Тюльп шел сквозь ночь, яростную и полную звуками — пронзительным свистом колючего ветра, налетавшего из боковых улиц, и далеким ревом вспененного моря. В Амстердаме опять свирепствовала чума, и ночь эта, в сущности, была точно такой же, как двенадцать лет назад, когда он шел из чумного барака к Питеру Ластману, — упокой, господи, душу его! — чтобы взять рисунки, оставленные для него художником в вестибюле. Вещи это были грубые, автор их еще только искал свою дорогу, и все же в них было нечто притягательное для человека, целый день стоявшего лицом к лицу со смертью. И всю дорогу, пока Тюльп, надвинув шляпу на глаза, чтобы в лицо не захлестывал дождь, почти вслепую брел через каменные мосты и вдоль черных каналов, он спрашивал себя, не совершил ли он ошибку, поручив такой заказ мальчишке, и не мог ли блеск первого успеха расслабляюще подействовать на Рембрандта. Едва ли кто-нибудь, кроме самого Тюльпа, обратил бы тогда внимание на грубые измятые рисунки; а теперь весь Амстердам восторгается «живым сходством» портретов своих именитых граждан, застывшим от ужаса Валтасаром, театрально изогнутым Христом, которого поднимают на кресте или снимают с него. И все-таки Тюльп был убежден: он не глупее остальных и ясно видит — что-то утрачено…

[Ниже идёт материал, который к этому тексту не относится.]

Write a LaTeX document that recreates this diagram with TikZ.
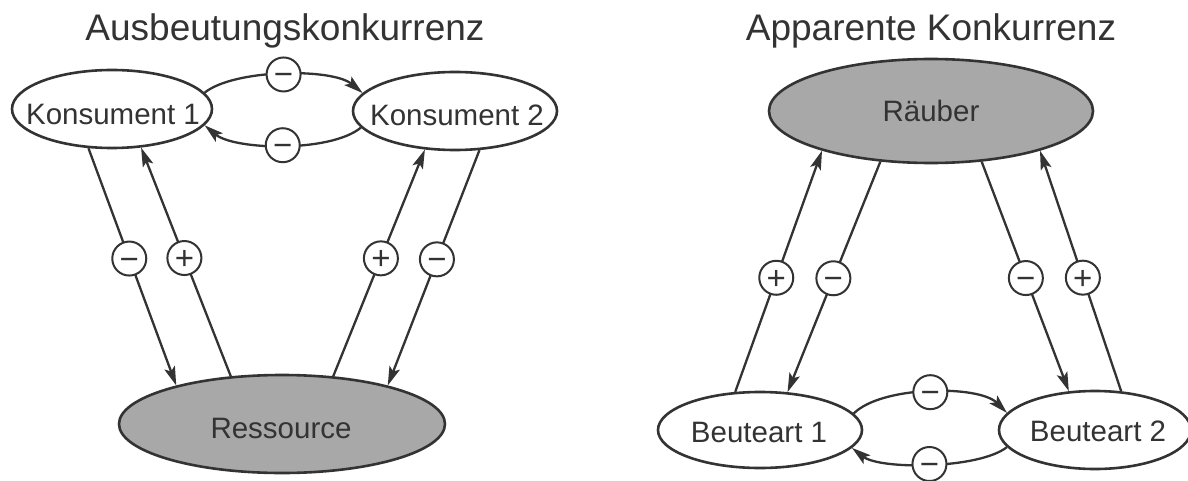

В доме на Бломграхт еще не спали. Над черным первым этажом, где помещался склад, тусклыми прямоугольниками светились окна второго — там топились камины и горели свечи. Тюльпу не пришлось даже стучать — никто не догадался запереть входную дверь. В гостиной царили полумрак и беспорядок: камин погас, одинокая свеча на столе вырывала из темноты немытые тарелки, грязную скатерть, листок рисовальной бумаги и кучку селедочных костей. Остальное помещение тонуло во тьме, и врач уже решил, что комната пуста, как вдруг на диване кто-то приподнялся. Это был Рембрандт, по всей видимости очнувшийся от тяжелого сна.